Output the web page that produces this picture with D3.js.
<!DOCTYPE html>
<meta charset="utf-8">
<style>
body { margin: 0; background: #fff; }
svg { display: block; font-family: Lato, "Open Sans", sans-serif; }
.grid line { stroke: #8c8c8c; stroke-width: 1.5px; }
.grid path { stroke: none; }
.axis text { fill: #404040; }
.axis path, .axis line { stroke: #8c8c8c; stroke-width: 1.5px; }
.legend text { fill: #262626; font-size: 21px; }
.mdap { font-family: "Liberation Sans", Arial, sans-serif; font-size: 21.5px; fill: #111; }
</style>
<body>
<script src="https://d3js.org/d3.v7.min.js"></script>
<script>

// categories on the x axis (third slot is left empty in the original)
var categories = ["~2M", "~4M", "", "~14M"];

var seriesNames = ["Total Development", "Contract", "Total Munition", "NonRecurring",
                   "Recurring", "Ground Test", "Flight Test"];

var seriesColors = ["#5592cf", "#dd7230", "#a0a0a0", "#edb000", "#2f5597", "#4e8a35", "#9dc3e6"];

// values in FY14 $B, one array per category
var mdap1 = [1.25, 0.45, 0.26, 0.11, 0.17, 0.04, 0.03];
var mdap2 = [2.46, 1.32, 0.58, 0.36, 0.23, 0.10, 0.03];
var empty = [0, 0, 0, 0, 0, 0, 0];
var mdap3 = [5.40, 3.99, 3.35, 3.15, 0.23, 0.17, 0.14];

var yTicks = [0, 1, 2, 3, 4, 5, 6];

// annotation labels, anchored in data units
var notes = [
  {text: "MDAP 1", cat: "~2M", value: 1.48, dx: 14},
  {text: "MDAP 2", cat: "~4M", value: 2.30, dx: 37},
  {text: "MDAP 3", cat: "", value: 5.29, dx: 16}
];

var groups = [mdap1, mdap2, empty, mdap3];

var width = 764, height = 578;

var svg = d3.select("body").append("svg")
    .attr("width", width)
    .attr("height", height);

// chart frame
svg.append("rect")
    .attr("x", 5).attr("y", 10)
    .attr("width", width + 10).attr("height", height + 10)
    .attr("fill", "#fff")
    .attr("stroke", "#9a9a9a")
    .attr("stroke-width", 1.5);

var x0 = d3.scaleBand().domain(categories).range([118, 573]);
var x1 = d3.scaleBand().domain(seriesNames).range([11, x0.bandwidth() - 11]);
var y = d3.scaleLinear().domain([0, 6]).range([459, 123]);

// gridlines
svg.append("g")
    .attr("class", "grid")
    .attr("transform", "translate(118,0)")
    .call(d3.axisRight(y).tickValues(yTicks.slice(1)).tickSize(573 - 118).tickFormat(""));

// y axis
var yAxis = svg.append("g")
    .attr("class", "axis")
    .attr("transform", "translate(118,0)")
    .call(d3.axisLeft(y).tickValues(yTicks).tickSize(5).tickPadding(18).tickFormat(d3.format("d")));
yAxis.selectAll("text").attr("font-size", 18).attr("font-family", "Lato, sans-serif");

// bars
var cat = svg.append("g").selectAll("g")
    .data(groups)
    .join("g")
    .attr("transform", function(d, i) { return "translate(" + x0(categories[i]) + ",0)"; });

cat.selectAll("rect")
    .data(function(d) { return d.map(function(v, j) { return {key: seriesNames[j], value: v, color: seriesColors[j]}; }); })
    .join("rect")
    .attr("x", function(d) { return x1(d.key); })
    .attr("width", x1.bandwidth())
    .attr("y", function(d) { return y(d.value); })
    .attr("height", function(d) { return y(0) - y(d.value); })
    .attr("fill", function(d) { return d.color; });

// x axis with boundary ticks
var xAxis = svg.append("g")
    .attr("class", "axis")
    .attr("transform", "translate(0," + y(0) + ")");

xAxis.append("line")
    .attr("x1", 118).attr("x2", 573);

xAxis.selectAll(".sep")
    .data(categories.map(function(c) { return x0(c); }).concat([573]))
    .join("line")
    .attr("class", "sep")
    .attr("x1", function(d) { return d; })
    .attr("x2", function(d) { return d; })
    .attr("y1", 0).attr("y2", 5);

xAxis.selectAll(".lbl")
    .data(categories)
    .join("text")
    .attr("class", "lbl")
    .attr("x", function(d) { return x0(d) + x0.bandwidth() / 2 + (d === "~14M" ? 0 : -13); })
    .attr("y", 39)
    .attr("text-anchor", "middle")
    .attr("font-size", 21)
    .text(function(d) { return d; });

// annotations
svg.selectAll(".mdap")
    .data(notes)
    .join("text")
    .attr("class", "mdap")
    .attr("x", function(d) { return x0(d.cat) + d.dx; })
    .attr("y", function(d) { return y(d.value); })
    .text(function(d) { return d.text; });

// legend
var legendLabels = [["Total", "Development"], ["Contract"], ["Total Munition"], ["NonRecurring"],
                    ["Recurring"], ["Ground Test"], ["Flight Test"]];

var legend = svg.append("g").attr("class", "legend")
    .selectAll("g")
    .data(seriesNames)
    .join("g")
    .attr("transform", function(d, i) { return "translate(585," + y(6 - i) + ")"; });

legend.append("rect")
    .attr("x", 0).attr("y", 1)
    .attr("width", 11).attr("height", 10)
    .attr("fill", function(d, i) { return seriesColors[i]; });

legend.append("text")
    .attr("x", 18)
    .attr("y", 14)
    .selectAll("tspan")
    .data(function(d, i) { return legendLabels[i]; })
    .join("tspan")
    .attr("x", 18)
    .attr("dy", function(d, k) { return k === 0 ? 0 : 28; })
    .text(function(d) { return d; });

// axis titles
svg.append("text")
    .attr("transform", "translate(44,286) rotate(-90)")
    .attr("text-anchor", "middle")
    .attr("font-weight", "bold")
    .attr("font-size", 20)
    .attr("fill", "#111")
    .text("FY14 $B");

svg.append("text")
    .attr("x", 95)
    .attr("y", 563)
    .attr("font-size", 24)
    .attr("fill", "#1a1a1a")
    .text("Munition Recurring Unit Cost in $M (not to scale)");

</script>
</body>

▸ Instructions to follow: Repeat the material above in full, keeping every word.

▸ Reply to the task:
Output the web page that produces this picture with D3.js.
<!DOCTYPE html>
<meta charset="utf-8">
<style>
body { margin: 0; background: #fff; }
svg { display: block; font-family: Lato, "Open Sans", sans-serif; }
.grid line { stroke: #8c8c8c; stroke-width: 1.5px; }
.grid path { stroke: none; }
.axis text { fill: #404040; }
.axis path, .axis line { stroke: #8c8c8c; stroke-width: 1.5px; }
.legend text { fill: #262626; font-size: 21px; }
.mdap { font-family: "Liberation Sans", Arial, sans-serif; font-size: 21.5px; fill: #111; }
</style>
<body>
<script src="https://d3js.org/d3.v7.min.js"></script>
<script>

// categories on the x axis (third slot is left empty in the original)
var categories = ["~2M", "~4M", "", "~14M"];

var seriesNames = ["Total Development", "Contract", "Total Munition", "NonRecurring",
                   "Recurring", "Ground Test", "Flight Test"];

var seriesColors = ["#5592cf", "#dd7230", "#a0a0a0", "#edb000", "#2f5597", "#4e8a35", "#9dc3e6"];

// values in FY14 $B, one array per category
var mdap1 = [1.25, 0.45, 0.26, 0.11, 0.17, 0.04, 0.03];
var mdap2 = [2.46, 1.32, 0.58, 0.36, 0.23, 0.10, 0.03];
var empty = [0, 0, 0, 0, 0, 0, 0];
var mdap3 = [5.40, 3.99, 3.35, 3.15, 0.23, 0.17, 0.14];

var yTicks = [0, 1, 2, 3, 4, 5, 6];

// annotation labels, anchored in data units
var notes = [
  {text: "MDAP 1", cat: "~2M", value: 1.48, dx: 14},
  {text: "MDAP 2", cat: "~4M", value: 2.30, dx: 37},
  {text: "MDAP 3", cat: "", value: 5.29, dx: 16}
];

var groups = [mdap1, mdap2, empty, mdap3];

var width = 764, height = 578;

var svg = d3.select("body").append("svg")
    .attr("width", width)
    .attr("height", height);

// chart frame
svg.append("rect")
    .attr("x", 5).attr("y", 10)
    .attr("width", width + 10).attr("height", height + 10)
    .attr("fill", "#fff")
    .attr("stroke", "#9a9a9a")
    .attr("stroke-width", 1.5);

var x0 = d3.scaleBand().domain(categories).range([118, 573]);
var x1 = d3.scaleBand().domain(seriesNames).range([11, x0.bandwidth() - 11]);
var y = d3.scaleLinear().domain([0, 6]).range([459, 123]);

// gridlines
svg.append("g")
    .attr("class", "grid")
    .attr("transform", "translate(118,0)")
    .call(d3.axisRight(y).tickValues(yTicks.slice(1)).tickSize(573 - 118).tickFormat(""));

// y axis
var yAxis = svg.append("g")
    .attr("class", "axis")
    .attr("transform", "translate(118,0)")
    .call(d3.axisLeft(y).tickValues(yTicks).tickSize(5).tickPadding(18).tickFormat(d3.format("d")));
yAxis.selectAll("text").attr("font-size", 18).attr("font-family", "Lato, sans-serif");

// bars
var cat = svg.append("g").selectAll("g")
    .data(groups)
    .join("g")
    .attr("transform", function(d, i) { return "translate(" + x0(categories[i]) + ",0)"; });

cat.selectAll("rect")
    .data(function(d) { return d.map(function(v, j) { return {key: seriesNames[j], value: v, color: seriesColors[j]}; }); })
    .join("rect")
    .attr("x", function(d) { return x1(d.key); })
    .attr("width", x1.bandwidth())
    .attr("y", function(d) { return y(d.value); })
    .attr("height", function(d) { return y(0) - y(d.value); })
    .attr("fill", function(d) { return d.color; });

// x axis with boundary ticks
var xAxis = svg.append("g")
    .attr("class", "axis")
    .attr("transform", "translate(0," + y(0) + ")");

xAxis.append("line")
    .attr("x1", 118).attr("x2", 573);

xAxis.selectAll(".sep")
    .data(categories.map(function(c) { return x0(c); }).concat([573]))
    .join("line")
    .attr("class", "sep")
    .attr("x1", function(d) { return d; })
    .attr("x2", function(d) { return d; })
    .attr("y1", 0).attr("y2", 5);

xAxis.selectAll(".lbl")
    .data(categories)
    .join("text")
    .attr("class", "lbl")
    .attr("x", function(d) { return x0(d) + x0.bandwidth() / 2 + (d === "~14M" ? 0 : -13); })
    .attr("y", 39)
    .attr("text-anchor", "middle")
    .attr("font-size", 21)
    .text(function(d) { return d; });

// annotations
svg.selectAll(".mdap")
    .data(notes)
    .join("text")
    .attr("class", "mdap")
    .attr("x", function(d) { return x0(d.cat) + d.dx; })
    .attr("y", function(d) { return y(d.value); })
    .text(function(d) { return d.text; });

// legend
var legendLabels = [["Total", "Development"], ["Contract"], ["Total Munition"], ["NonRecurring"],
                    ["Recurring"], ["Ground Test"], ["Flight Test"]];

var legend = svg.append("g").attr("class", "legend")
    .selectAll("g")
    .data(seriesNames)
    .join("g")
    .attr("transform", function(d, i) { return "translate(585," + y(6 - i) + ")"; });

legend.append("rect")
    .attr("x", 0).attr("y", 1)
    .attr("width", 11).attr("height", 10)
    .attr("fill", function(d, i) { return seriesColors[i]; });

legend.append("text")
    .attr("x", 18)
    .attr("y", 14)
    .selectAll("tspan")
    .data(function(d, i) { return legendLabels[i]; })
    .join("tspan")
    .attr("x", 18)
    .attr("dy", function(d, k) { return k === 0 ? 0 : 28; })
    .text(function(d) { return d; });

// axis titles
svg.append("text")
    .attr("transform", "translate(44,286) rotate(-90)")
    .attr("text-anchor", "middle")
    .attr("font-weight", "bold")
    .attr("font-size", 20)
    .attr("fill", "#111")
    .text("FY14 $B");

svg.append("text")
    .attr("x", 95)
    .attr("y", 563)
    .attr("font-size", 24)
    .attr("fill", "#1a1a1a")
    .text("Munition Recurring Unit Cost in $M (not to scale)");

</script>
</body>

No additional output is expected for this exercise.